Hip arthroscopy is a surgical procedure in which the hip joint is viewed using a small high definition camera. This allows the diagnosis and treatment of a range of hip conditions including: removal of loose bodies, evaluate and treat articular surface damage, remove torn portions of the labrum, treat snapping hip syndrome and early arthritis. However, patients with advanced osteoarthritic changes in the hip joint generally do not benefit from arthroscopic hip surgery.
Hip arthroscopy is much less invasive than traditional hip surgery. This means:
Before any surgical intervention the use of specialist imaging is essential to gain as much diagnostic information as possible. This may include plain radiographs (X-rays), MRI scans (sometimes with an injection of contrast into the hip joint), ultrasound scans, and CT scans of the bone.

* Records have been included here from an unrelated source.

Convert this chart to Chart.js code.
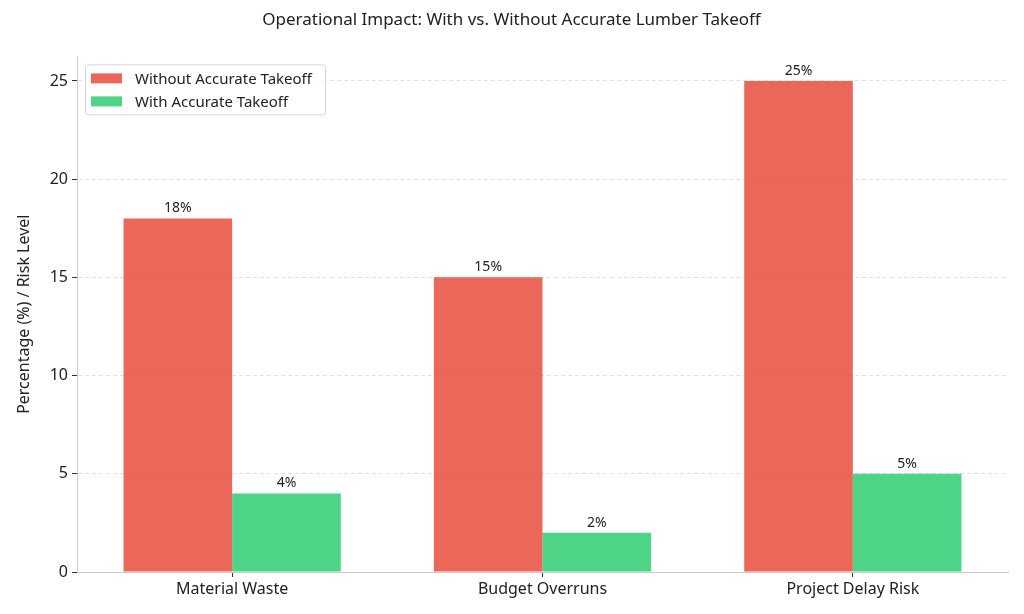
<!DOCTYPE html>
<html>
<head>
<meta charset="utf-8">
<script src="https://cdn.jsdelivr.net/npm/chart.js@4/dist/chart.umd.min.js"></script>
<style>
  html, body { margin: 0; padding: 0; background: #fff; }
  #wrap { width: 1024px; height: 614px; }
</style>
</head>
<body>
<div id="wrap"><canvas id="impactChart" width="1024" height="614"></canvas></div>
<script>
const categories = ['Material Waste', 'Budget Overruns', 'Project Delay Risk'];
const withoutTakeoff = [18, 15, 25];
const withTakeoff = [4, 2, 5];
const yTicks = [0, 5, 10, 15, 20, 25];

const FONT = "'Noto Sans', 'DejaVu Sans', sans-serif";

// value labels above each bar
const barLabels = {
    id: 'barLabels',
    afterDatasetsDraw(chart) {
        const ctx = chart.ctx;
        ctx.save();
        ctx.font = '14px ' + FONT;
        ctx.fillStyle = '#222';
        ctx.textAlign = 'center';
        ctx.textBaseline = 'bottom';
        chart.data.datasets.forEach((ds, i) => {
            chart.getDatasetMeta(i).data.forEach((bar, j) => {
                ctx.fillText(ds.data[j] + '%', bar.x, bar.y - 3);
            });
        });
        ctx.restore();
    }
};

// legend drawn inside the plot, upper left
const innerLegend = {
    id: 'innerLegend',
    afterDraw(chart) {
        const ctx = chart.ctx;
        const area = chart.chartArea;
        const x = area.left + 8, y = area.top + 8;
        ctx.save();
        ctx.fillStyle = 'rgba(255,255,255,0.85)';
        ctx.strokeStyle = '#d6d6d6';
        ctx.lineWidth = 1;
        ctx.beginPath();
        ctx.roundRect(x + 0.5, y + 0.5, 240, 50, 3);
        ctx.fill();
        ctx.stroke();
        ctx.font = '15px ' + FONT;
        ctx.textBaseline = 'middle';
        chart.data.datasets.forEach((ds, i) => {
            const cy = y + 14 + i * 23;
            ctx.fillStyle = ds.backgroundColor;
            ctx.fillRect(x + 6, cy - 5, 31, 10);
            ctx.fillStyle = '#222';
            ctx.fillText(ds.label, x + 50, cy + 1);
        });
        ctx.restore();
    }
};

const ctx = document.getElementById('impactChart').getContext('2d');
const impactChart = new Chart(ctx, {
    type: 'bar',
    data: {
        labels: categories,
        datasets: [
            {
                label: 'Without Accurate Takeoff',
                data: withoutTakeoff,
                backgroundColor: 'rgba(231, 76, 60, 0.85)',
                categoryPercentage: 0.7,
                barPercentage: 1.0
            },
            {
                label: 'With Accurate Takeoff',
                data: withTakeoff,
                backgroundColor: 'rgba(46, 204, 113, 0.85)',
                categoryPercentage: 0.7,
                barPercentage: 1.0
            }
        ]
    },
    plugins: [barLabels, innerLegend],
    options: {
        responsive: false,
        animation: false,
        layout: { padding: { left: 15, right: 16, top: 0, bottom: 0 } },
        scales: {
            x: {
                offset: true,
                afterFit(scale) { scale.height = 42; },
                grid: {
                    offset: false,
                    drawOnChartArea: false,
                    tickLength: 5,
                    tickColor: '#333'
                },
                border: { color: '#cccccc' },
                ticks: { color: '#222', font: { family: FONT, size: 16 }, padding: 3 }
            },
            y: {
                min: 0,
                max: 26.25,
                afterFit(scale) { scale.width = 62; },
                afterBuildTicks(scale) { scale.ticks = yTicks.map(v => ({ value: v })); },
                grid: {
                    color: '#e3e3e3',
                    tickLength: 5,
                    tickColor: '#333',
                    tickBorderDash: []
                },
                border: { color: '#cccccc', dash: [4, 3] },
                ticks: { color: '#222', font: { family: FONT, size: 16 }, padding: 4 },
                title: {
                    display: true,
                    text: 'Percentage (%) / Risk Level',
                    color: '#222',
                    font: { family: FONT, size: 16 },
                    padding: { top: 0, bottom: 4 }
                }
            }
        },
        plugins: {
            legend: { display: false },
            tooltip: { enabled: false },
            title: {
                display: true,
                text: 'Operational Impact: With vs. Without Accurate Lumber Takeoff',
                color: '#222',
                font: { family: FONT, size: 17, weight: 'normal' },
                padding: { top: 10, bottom: 26 }
            }
        }
    }
});
</script>
</body>
</html>
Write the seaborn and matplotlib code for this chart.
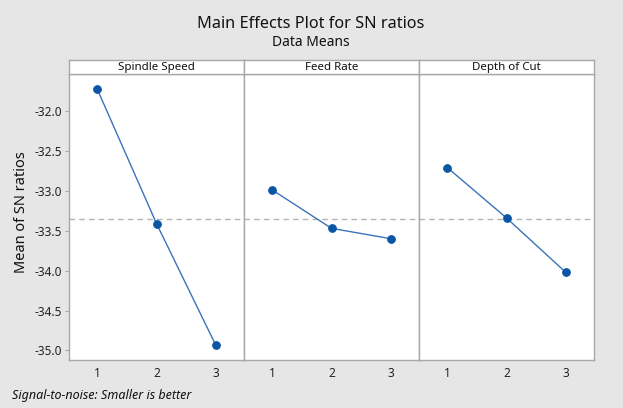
import numpy as np
import pandas as pd
import seaborn as sns
import matplotlib.pyplot as plt

# values
factors = ["Spindle Speed", "Feed Rate", "Depth of Cut"]
levels = [1, 2, 3]
spindle_speed = [-31.73, -33.41, -34.93]
feed_rate = [-32.99, -33.47, -33.60]
depth_of_cut = [-32.71, -33.34, -34.02]
y_ticks = [-32.0, -32.5, -33.0, -33.5, -34.0, -34.5, -35.0]

rows = []
for name, vals in zip(factors, [spindle_speed, feed_rate, depth_of_cut]):
    for lv, v in zip(levels, vals):
        rows.append({"factor": name, "level": lv, "sn": v})
df = pd.DataFrame(rows)
grand_mean = df["sn"].mean()

sns.set_style("white")
plt.rcParams['font.family'] = ['Noto Sans', 'DejaVu Sans']

bg = '#e6e6e6'
edge = '#a8a8a8'
line_col = '#3a74b8'
mark_col = '#0a56a5'

fig = plt.figure(figsize=(6.23, 4.08), dpi=100)
fig.patch.set_facecolor(bg)

W, H = 623.0, 408.0
left, right = 69, 594
top_hdr, bot_hdr, bottom = 60, 73.5, 360
pw = (right - left) / 3.0

for i, name in enumerate(factors):
    x0 = left + i * pw
    ax = fig.add_axes([x0 / W, 1 - bottom / H, pw / W, (bottom - bot_hdr) / H])
    hx = fig.add_axes([x0 / W, 1 - bot_hdr / H, pw / W, (bot_hdr - top_hdr) / H])

    sub = df[df["factor"] == name]
    sns.lineplot(data=sub, x="level", y="sn", ax=ax, color=line_col, lw=1.0,
                 marker='o', markersize=5.5, markerfacecolor=mark_col,
                 markeredgecolor=mark_col)
    ax.axhline(grand_mean, color='#b4b4b4', lw=1.0, ls=(0, (4, 3)), zorder=0)

    ax.set_xlim(0.52, 3.48)
    ax.set_ylim(-35.12, -31.53)
    ax.set_xticks(levels)
    ax.set_xticklabels([str(l) for l in levels], fontsize=8.5, color='#222222')
    ax.set_yticks(y_ticks)
    ax.set_xlabel("")
    ax.set_ylabel("")
    ax.set_facecolor('white')
    for s in ax.spines.values():
        s.set_color(edge)
        s.set_linewidth(1.0)
    ax.tick_params(axis='x', length=3, width=0.8, color=edge, pad=2)
    if i == 0:
        ax.set_yticklabels(["%.1f" % t for t in y_ticks], fontsize=8.5, color='#222222')
        ax.tick_params(axis='y', length=3, width=0.8, color=edge, pad=2, left=True)
    else:
        ax.tick_params(axis='y', left=False, labelleft=False)

    hx.set_facecolor('white')
    hx.set_xticks([])
    hx.set_yticks([])
    for s in hx.spines.values():
        s.set_color(edge)
        s.set_linewidth(1.0)
    hx.text(0.5, 0.45, name, ha='center', va='center', fontsize=8.3,
            color='#111111', transform=hx.transAxes)

fig.text(311 / W, 1 - 24 / H, "Main Effects Plot for SN ratios", ha='center',
         va='center', fontsize=11.7, color='#111111')
fig.text(311 / W, 1 - 43 / H, "Data Means", ha='center', va='center',
         fontsize=10, color='#111111')
fig.text(22 / W, 1 - 212 / H, "Mean of SN ratios", rotation=90, ha='center',
         va='center', fontsize=10.5, color='#111111')
fig.text(12 / W, 1 - 396 / H, "Signal-to-noise: Smaller is better", ha='left',
         va='center', fontsize=9, style='italic', color='#111111')

plt.savefig('out.png', dpi=100, facecolor=bg)
plt.close()
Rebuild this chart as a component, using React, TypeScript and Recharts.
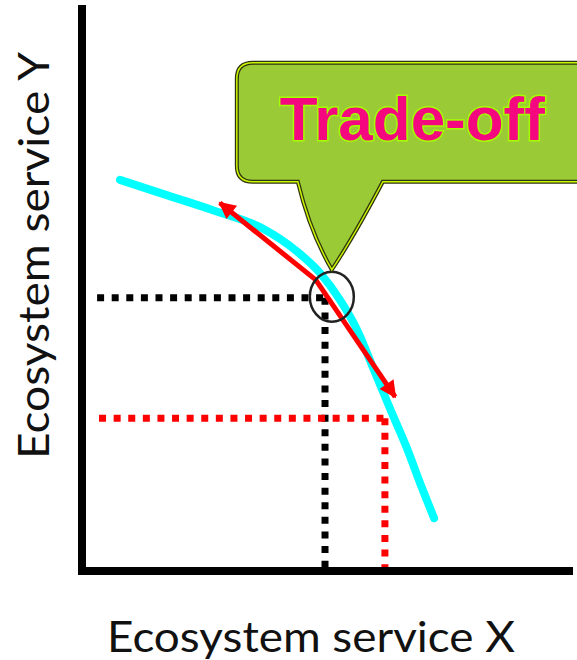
import React from "react";
import {
  LineChart,
  Line,
  XAxis,
  YAxis,
  ReferenceDot,
  Label,
} from "recharts";

// frontier curve (cyan)
const curveX = [7.8, 16.6, 26.9, 37.2, 44.1, 48.9, 53.0, 56.5, 59.8, 63.2, 66.7, 69.8, 72.3];
const curveY = [69.6, 67.1, 64.2, 60.9, 56.9, 53.0, 48.2, 42.9, 36.1, 29.0, 21.9, 14.8, 9.4];

// arrows: start point, then the two tips
const arrowStart = { x: 48.0, y: 51.8 };
const arrowTipUp = { x: 28.3, y: 65.5 };
const arrowTipDown = { x: 64.3, y: 31.0 };

// guide lines
const blackPoint = { x: 49.9, y: 48.6 };
const redPoint = { x: 62.2, y: 27.2 };
const guideStartX = [3.1, 3.5];

const tradePoint = { x: 51.3, y: 48.8 };
const calloutText = "Trade-off";
const xLabel = "Ecosystem service X";
const yLabel = "Ecosystem service Y";

const curveData = curveX.map((x, i) => ({ x, y: curveY[i] }));
const arrowUpData = [arrowStart, arrowTipUp];
const arrowDownData = [arrowStart, arrowTipDown];
const blackH = [{ x: guideStartX[0], y: blackPoint.y }, blackPoint];
const blackV = [blackPoint, { x: blackPoint.x, y: 0 }];
const redH = [{ x: guideStartX[1], y: redPoint.y }, redPoint];
const redV = [redPoint, { x: redPoint.x, y: 0 }];

const labelFont = "Lato, 'DejaVu Sans', sans-serif";

function Ellipse(props: any) {
  const { cx, cy } = props;
  return <ellipse cx={cx} cy={cy} rx={22} ry={25} fill="none" stroke="#222" strokeWidth={2.5} />;
}

function Callout(props: any) {
  const { cx, cy } = props;
  const L = cx - 95;
  const R = cx + 300;
  const T = cy - 234;
  const B = cy - 115;
  const r = 16;
  const d = [
    `M${L + r},${T}`,
    `H${R}`,
    `V${B}`,
    `H${cx + 51}`,
    `Q${cx + 22},${cy - 60} ${cx},${cy - 27}`,
    `Q${cx - 22},${cy - 65} ${cx - 34},${B}`,
    `H${L + r}`,
    `Q${L},${B} ${L},${B - r}`,
    `V${T + r}`,
    `Q${L},${T} ${L + r},${T}`,
    "Z",
  ].join(" ");
  return (
    <g>
      <path d={d} fill="#9aca35" stroke="#2f3310" strokeWidth={4} />
      <path d={d} fill="none" stroke="#c8f500" strokeWidth={1.5} />
      <text
        x={cx - 52}
        y={cy - 157}
        fontFamily="'Liberation Sans', Arial, sans-serif"
        fontWeight="bold"
        fontSize={62}
        fill="#f5087f"
        stroke="#a6ff00"
        strokeWidth={3}
        paintOrder="stroke"
        textLength={265}
        lengthAdjust="spacingAndGlyphs"
      >
        {calloutText}
      </text>
    </g>
  );
}

export default function App() {
  return (
    <div style={{ position: "absolute", left: 0, top: 0, width: 577, height: 660, background: "#fff" }}>
      <svg width={0} height={0} style={{ position: "absolute" }}>
        <defs>
          <marker
            id="redArrow"
            viewBox="0 0 10 10"
            refX={9}
            refY={5}
            markerWidth={20}
            markerHeight={17}
            markerUnits="userSpaceOnUse"
            orient="auto"
          >
            <path d="M0,0 L10,5 L0,10 z" fill="#ff0000" />
          </marker>
        </defs>
      </svg>
      <LineChart width={577} height={660} margin={{ top: 9, right: 8, bottom: 0, left: 0 }}>
        <XAxis
          dataKey="x"
          type="number"
          domain={[0, 100]}
          allowDataOverflow
          height={89}
          tick={false}
          tickLine={false}
          axisLine={{ stroke: "#000", strokeWidth: 8, strokeLinecap: "square" }}
        >
          <Label
            content={(p: any) => {
              const vb = p.viewBox;
              return (
                <text
                  x={vb.x + vb.width / 2 - 14.5}
                  y={vb.y + 81}
                  textAnchor="middle"
                  fontFamily={labelFont}
                  fontSize={42}
                  fill="#111"
                  textLength={408}
                  lengthAdjust="spacingAndGlyphs"
                >
                  {xLabel}
                </text>
              );
            }}
          />
        </XAxis>
        <YAxis
          dataKey="y"
          type="number"
          domain={[0, 100]}
          allowDataOverflow
          width={82}
          tick={false}
          tickLine={false}
          axisLine={{ stroke: "#000", strokeWidth: 8, strokeLinecap: "square" }}
        >
          <Label
            content={(p: any) => {
              const vb = p.viewBox;
              const x0 = vb.x + 49;
              const y0 = vb.y + vb.height / 2 - 34.5;
              return (
                <text
                  x={x0}
                  y={y0}
                  transform={`rotate(-90, ${x0}, ${y0})`}
                  textAnchor="middle"
                  fontFamily={labelFont}
                  fontSize={42}
                  fill="#111"
                  textLength={407}
                  lengthAdjust="spacingAndGlyphs"
                >
                  {yLabel}
                </text>
              );
            }}
          />
        </YAxis>
        <Line data={blackH} dataKey="y" stroke="#000" strokeWidth={7} strokeDasharray="7 7.6" dot={false} activeDot={false} isAnimationActive={false} />
        <Line data={blackV} dataKey="y" stroke="#000" strokeWidth={7} strokeDasharray="7 7.6" dot={false} activeDot={false} isAnimationActive={false} />
        <Line data={redH} dataKey="y" stroke="#ff0000" strokeWidth={7} strokeDasharray="7 7.6" dot={false} activeDot={false} isAnimationActive={false} />
        <Line data={redV} dataKey="y" stroke="#ff0000" strokeWidth={7} strokeDasharray="7 7.6" dot={false} activeDot={false} isAnimationActive={false} />
        <Line data={curveData} dataKey="y" type="monotone" stroke="#00ffff" strokeWidth={8} strokeLinecap="round" dot={false} activeDot={false} isAnimationActive={false} />
        <Line data={arrowUpData} dataKey="y" stroke="#ff0000" strokeWidth={5} markerEnd="url(#redArrow)" dot={false} activeDot={false} isAnimationActive={false} />
        <Line data={arrowDownData} dataKey="y" stroke="#ff0000" strokeWidth={5} markerEnd="url(#redArrow)" dot={false} activeDot={false} isAnimationActive={false} />
        <ReferenceDot x={tradePoint.x} y={tradePoint.y} r={22} shape={Ellipse} />
        <ReferenceDot x={tradePoint.x} y={tradePoint.y} r={22} shape={Callout} />
      </LineChart>
    </div>
  );
}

Imaging techniques are very good but not infallible. No abnormality seen does not mean no abnormality present. In some cases open hip surgery may be needed as an adjunct to arthroscopic surgery. Recovery time following open surgery may be longer.
Arthroscopy is performed through small incisions (about 1cm each). A camera will be inserted into one incision to visualise the inside of the joint and small surgical instruments through the other incisions. Traction is applied to the leg to achieve a good exposure of the joint.
The surgery usually takes approximately 2 hours to complete and is usually carried out under general anaesthesia. You will be an in-patient for 2 nights. Prior to surgery Mr Jennings will discuss your treatment and recovery.
In the first weeks after surgery, patients work on regaining motion around the joint and gentle strengthening exercises. Typically patients work with a physical therapist for assistance with these exercises and stretches.
Patients are advised to take two weeks off work, but clearly there can be variation between individuals and types of work. Some patients may be able to work from home in some capacity. During the first two weeks following surgery patients should not do any work at all so that there are no distractions from recovery. Some work from home may be reasonable in the second week. The hip will feel comfortable for day to day activities after four to six weeks and a full recovery will be determined by the surgery carried out and the required level of activity.
Most patients can begin light activities (cycling, swimming) within a few weeks. Athletes most often take about 16 weeks to recover. Again, there are specific procedures that may require a more lengthen rehabilitation (Mr Jennings will advise following the arthroscopy). It will clearly takes less time to recover sufficiently to play golf compared with competing in a marathon. As a general indication running and team sports are possible after 4 to 6 months.
Return to driving takes approximately 4 weeks depending upon the procedure carried out and discomfort experienced. Always check with your car insurance company before getting back on the road. It is important that in an emergency you are able to stop the car safely.